Accession Number : AD1009868

Title :   Finsler-Geometric Continuum Mechanics

Descriptive Note : Technical Report,01 Oct 2015,01 May 2016

Corporate Author : US Army Research Laboratory Aberdeen Proving Ground United States

Personal Author(s) : Clayton, John D

Full Text :

Report Date : 01 May 2016

Pagination or Media Count : 72

Abstract : Concepts from Finsler differential geometry are applied toward a theory of deformable continua with microstructure. The general model accounts for finite strains, nonlinear elasticity, and various kinds of structural defects in a solid body. The general kinematic structure of the theory includes macroscopic and microscopic displacement fields (i.e., a multiscale theory) whereby the latter are represented mathematically by the director vector of pseudo-Finsler space, not necessarily of unit magnitude. Variational methods are applied to derive Euler-Lagrange equations for static equilibrium and Neumann boundary conditions. The theory is specialized in turn to physical problems of tensile fracture, shear localization, and cavitation in solid bodies. The pseudo-Finsler approach is demonstrated to be more general than classical approaches and can reproduce phase field solutions when certain simplifying assumptions are imposed.
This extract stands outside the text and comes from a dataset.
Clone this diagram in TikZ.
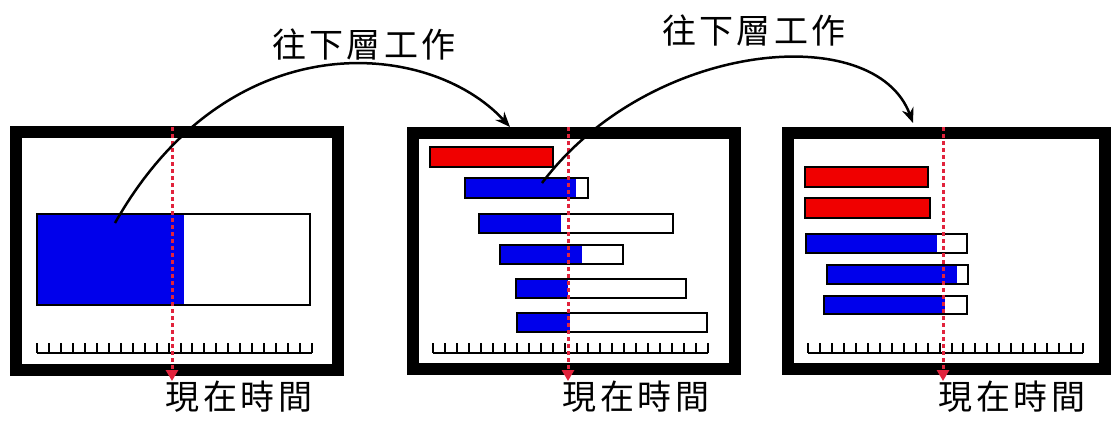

Upon invoking a conformal or Weyl-type transformation of the fundamental tensor, analytical and numerical solutions of representative example problems offer new physical insight into coupling of microscopic dilatation with fracture or slip.

Descriptors :   continuum mechanics , physics , phase transformations , differential geometry

Distribution Statement : APPROVED FOR PUBLIC RELEASE